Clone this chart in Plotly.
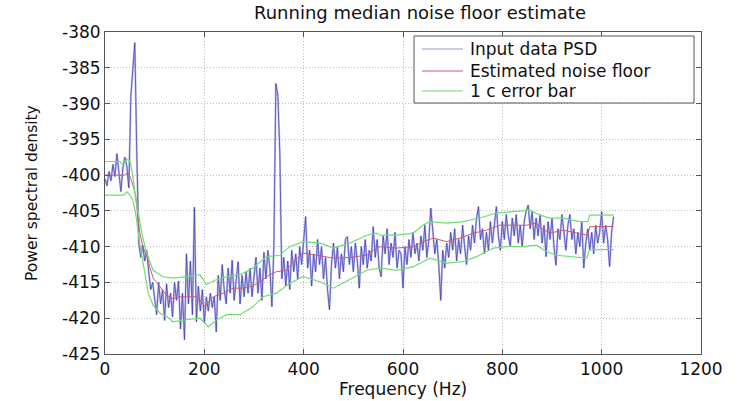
import plotly.graph_objects as go

# ---------------- data ----------------
psd_step_hz = 4
psd_values = [
    -400.5, -401.5, -399.5, -400.8, -398.5, -400.2, -397.0, -399.8, -402.3, -399.0, -397.5, -398.8, -401.8, -389.0, -385.0, -381.5, -397.0, -409.5, -411.5, -409.8, -412.0, -410.5, -413.5, -416.0, -415.0,
    -417.0, -419.5, -415.0, -418.0, -416.0, -420.3, -415.2, -418.5, -416.5, -419.8, -415.0, -417.5, -414.8, -421.5, -416.5, -423.0, -411.0, -418.0, -412.0, -419.5, -404.5, -420.5, -415.5, -419.0, -416.0,
    -420.7, -417.0, -419.0, -416.5, -418.5, -417.0, -421.9, -414.0, -417.5, -412.5, -416.0, -418.0, -413.0, -416.5, -411.9, -417.5, -414.5, -412.1, -418.0, -414.0, -417.0, -413.5, -416.5, -413.0, -417.0,
    -414.0, -411.5, -416.5, -413.0, -417.5, -410.8, -414.5, -410.5, -413.0, -418.4, -410.0, -387.2, -388.8, -397.0, -414.5, -411.5, -415.5, -412.0, -416.0, -410.5, -413.5, -411.0, -414.5, -410.0, -412.5,
    -409.5, -405.8, -413.0, -410.5, -415.5, -411.0, -413.5, -409.0, -412.5, -410.0, -414.5, -411.5, -416.0, -418.8, -412.5, -409.5, -413.0, -410.0, -414.5, -411.0, -413.5, -409.0, -408.6, -412.5, -410.0,
    -413.5, -409.5, -412.0, -415.8, -410.0, -412.5, -409.0, -413.0, -410.5, -412.0, -407.2, -411.5, -409.0, -413.0, -414.2, -408.5, -411.0, -407.5, -412.5, -409.5, -411.5, -408.0, -413.0, -410.5, -411.0,
    -415.8, -410.0, -412.5, -409.0, -411.5, -408.0, -411.0, -409.5, -412.0, -408.5, -410.5, -407.0, -411.5, -409.0, -404.6, -408.5, -411.0, -409.0, -412.5, -417.5, -410.5, -413.0, -409.5, -411.5, -408.0,
    -410.5, -407.5, -412.0, -409.0, -411.0, -407.0, -410.0, -412.5, -408.5, -410.5, -407.0, -409.5, -406.0, -404.4, -409.0, -407.5, -411.0, -408.0, -410.5, -406.5, -409.5, -407.0, -404.4, -408.5, -410.5,
    -406.5, -409.0, -405.5, -408.5, -410.0, -406.0, -408.5, -405.5, -409.5, -407.0, -410.0, -406.5, -405.0, -404.2, -407.5, -405.0, -409.0, -406.0, -408.5, -405.5, -409.5, -407.0, -411.4, -406.5, -409.0,
    -406.0, -410.0, -412.6, -407.5, -409.0, -405.5, -408.0, -410.5, -407.0, -405.5, -409.0, -407.5, -411.0, -408.0, -410.0, -406.5, -413.0, -409.5, -407.5, -410.5, -408.0, -411.0, -407.0, -409.5, -408.0,
    -405.1, -409.5, -407.0, -409.0, -412.8, -408.0, -405.8,
]
psd_freq = list(range(0, psd_step_hz * len(psd_values), psd_step_hz))

floor_freq = [0, 40, 46, 52, 58, 62, 66, 70, 76, 84, 90, 97, 104, 111, 124, 138, 150, 164, 184, 193, 201, 210, 218, 238, 258, 278, 298, 318, 330, 345, 365, 379, 390, 399, 426, 460, 493, 527, 540, 554, 587, 621, 641, 661, 688, 715, 742, 768, 795, 822, 849, 869, 880, 896, 923, 950, 972, 976, 1024]
floor_values = [-400.0, -400.0, -399.6, -400.5, -401.8, -403.0, -406.0, -408.0, -410.0, -411.2, -412.8, -414.4, -415.0, -415.6, -416.8, -417.3, -417.0, -417.0, -417.0, -417.6, -418.4, -417.6, -417.0, -416.5, -415.8, -415.8, -415.5, -414.6, -414.0, -413.5, -413.3, -412.1, -411.5, -410.9, -411.2, -411.6, -411.5, -411.2, -410.5, -410.0, -410.2, -410.0, -409.3, -408.8, -409.3, -408.8, -408.1, -407.7, -407.0, -407.0, -407.0, -406.7, -407.5, -408.1, -407.7, -408.1, -408.4, -407.2, -407.2]

upper_freq = [0, 30, 36, 44, 50, 56, 62, 70, 77, 84, 97, 117, 137, 164, 191, 198, 204, 225, 245, 272, 298, 325, 352, 372, 399, 433, 460, 493, 527, 547, 554, 587, 621, 640, 654, 688, 721, 755, 788, 822, 855, 876, 896, 923, 956, 972, 976, 1024]
upper_values = [-398.1, -398.1, -398.5, -397.8, -398.0, -400.0, -403.5, -406.7, -409.0, -410.9, -413.3, -414.2, -414.4, -414.2, -413.9, -414.6, -415.3, -414.6, -414.2, -413.9, -413.0, -411.4, -411.2, -410.0, -409.3, -409.5, -410.2, -409.5, -408.4, -408.1, -408.4, -408.4, -408.1, -407.0, -406.5, -406.7, -406.5, -406.0, -405.3, -405.1, -404.9, -405.6, -406.0, -406.0, -406.5, -406.5, -405.6, -405.6]

lower_freq = [0, 38, 44, 50, 56, 62, 70, 77, 87, 97, 111, 125, 137, 164, 191, 200, 208, 225, 245, 272, 298, 318, 345, 372, 399, 433, 460, 493, 527, 554, 587, 621, 654, 688, 721, 748, 782, 809, 842, 869, 889, 909, 943, 970, 976, 1024]
lower_values = [-402.8, -402.8, -402.3, -402.8, -403.5, -405.5, -409.5, -412.3, -416.5, -418.2, -419.3, -419.8, -420.5, -420.2, -420.0, -420.6, -421.2, -420.2, -419.5, -419.5, -418.4, -417.0, -416.5, -415.1, -414.2, -414.9, -415.8, -414.6, -413.3, -413.0, -413.3, -412.8, -411.6, -412.3, -412.1, -411.4, -410.2, -410.0, -410.0, -409.8, -410.7, -411.2, -411.4, -411.6, -410.4, -410.4]

series_names = ["Input data PSD", "Estimated noise floor", "1 c error bar"]

x_ticks = [0, 200, 400, 600, 800, 1000, 1200]
x_tick_labels = ["0", "200", "400", "600", "800", "1000", "1200"]
y_ticks = [-425, -420, -415, -410, -405, -400, -395, -390, -385, -380]
y_tick_labels = ["-425", "-420", "-415", "-410", "-405", "-400", "-395", "-390", "-385", "-380"]

FONT = "DejaVu Sans"
TXT = "#111111"
C_PSD_HALO = "rgba(140,140,215,0.55)"
C_PSD = "rgb(55,55,180)"
C_FLOOR = "rgb(205,90,110)"
C_ERR = "rgb(115,220,115)"

fig = go.Figure()
fig.add_trace(go.Scatter(x=psd_freq, y=psd_values, mode="lines", name=series_names[0],
                         line=dict(color=C_PSD_HALO, width=2.0), showlegend=False))
fig.add_trace(go.Scatter(x=psd_freq, y=psd_values, mode="lines", name=series_names[0],
                         line=dict(color=C_PSD, width=0.7), showlegend=False))
fig.add_trace(go.Scatter(x=floor_freq, y=floor_values, mode="lines", name=series_names[1],
                         line=dict(color=C_FLOOR, width=1.0), showlegend=False))
fig.add_trace(go.Scatter(x=upper_freq, y=upper_values, mode="lines", name=series_names[2],
                         line=dict(color=C_ERR, width=1.2), showlegend=False))
fig.add_trace(go.Scatter(x=lower_freq, y=lower_values, mode="lines", name=series_names[2],
                         line=dict(color=C_ERR, width=1.2), showlegend=False))

axis_common = dict(
    showline=True, linecolor="#555555", linewidth=1, mirror="ticks",
    ticks="inside", ticklen=5, tickcolor="#555555",
    showgrid=True, gridcolor="#bdbdbd", griddash="1px,2px", gridwidth=1,
    zeroline=False, tickfont=dict(family=FONT, size=17, color=TXT),
)
fig.update_xaxes(range=[0, 1200], tickvals=x_ticks, ticktext=x_tick_labels, **axis_common)
fig.update_yaxes(range=[-425, -380], tickvals=y_ticks, ticktext=y_tick_labels, **axis_common)

# ---- MATLAB-style legend box drawn in paper coordinates ----
leg_x0, leg_x1, leg_y0, leg_y1 = 0.5185, 0.9883, 0.7795, 0.9876
line_x0, line_x1, text_x = 0.532, 0.6007, 0.609
row_y = [0.9472, 0.8789, 0.8168]
row_colors = ["rgb(150,150,220)", C_FLOOR, C_ERR]

shapes = [dict(type="rect", xref="paper", yref="paper", x0=leg_x0, x1=leg_x1, y0=leg_y0, y1=leg_y1,
               line=dict(color="#555555", width=1), fillcolor="white", layer="above")]
annotations = []
for name, ry, col in zip(series_names, row_y, row_colors):
    shapes.append(dict(type="line", xref="paper", yref="paper", x0=line_x0, x1=line_x1, y0=ry, y1=ry,
                       line=dict(color=col, width=1.2), layer="above"))
    annotations.append(dict(text=name, xref="paper", yref="paper", x=text_x, y=ry,
                            xanchor="left", yanchor="middle", showarrow=False,
                            font=dict(family=FONT, size=17, color=TXT)))

annotations += [
    dict(text="Running median noise floor estimate", xref="paper", yref="paper",
         x=0.528, y=1.0, yshift=20, xanchor="center", yanchor="middle", showarrow=False,
         font=dict(family=FONT, size=18, color=TXT)),
    dict(text="Frequency (Hz)", xref="paper", yref="paper",
         x=0.50, y=0.0, yshift=-35, xanchor="center", yanchor="middle", showarrow=False,
         font=dict(family=FONT, size=17, color=TXT)),
    dict(text="Power spectral density", xref="paper", yref="paper",
         x=0.0, y=0.5, xshift=-73, xanchor="center", yanchor="middle", textangle=-90,
         showarrow=False, font=dict(family=FONT, size=15.5, color=TXT)),
]

fig.update_layout(
    width=746, height=401,
    margin=dict(l=105, r=45, t=32, b=47),
    plot_bgcolor="white", paper_bgcolor="white",
    showlegend=False,
    shapes=shapes,
    annotations=annotations,
)

fig.write_html("out.html")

> WHAT THIS TASK INVOLVES
Restate only the lines running from the start of the material above through the line containing "import plotly.graph_objects as go", ends included. No pictures.

> RESULT BELOW
Clone this chart in Plotly.
import plotly.graph_objects as go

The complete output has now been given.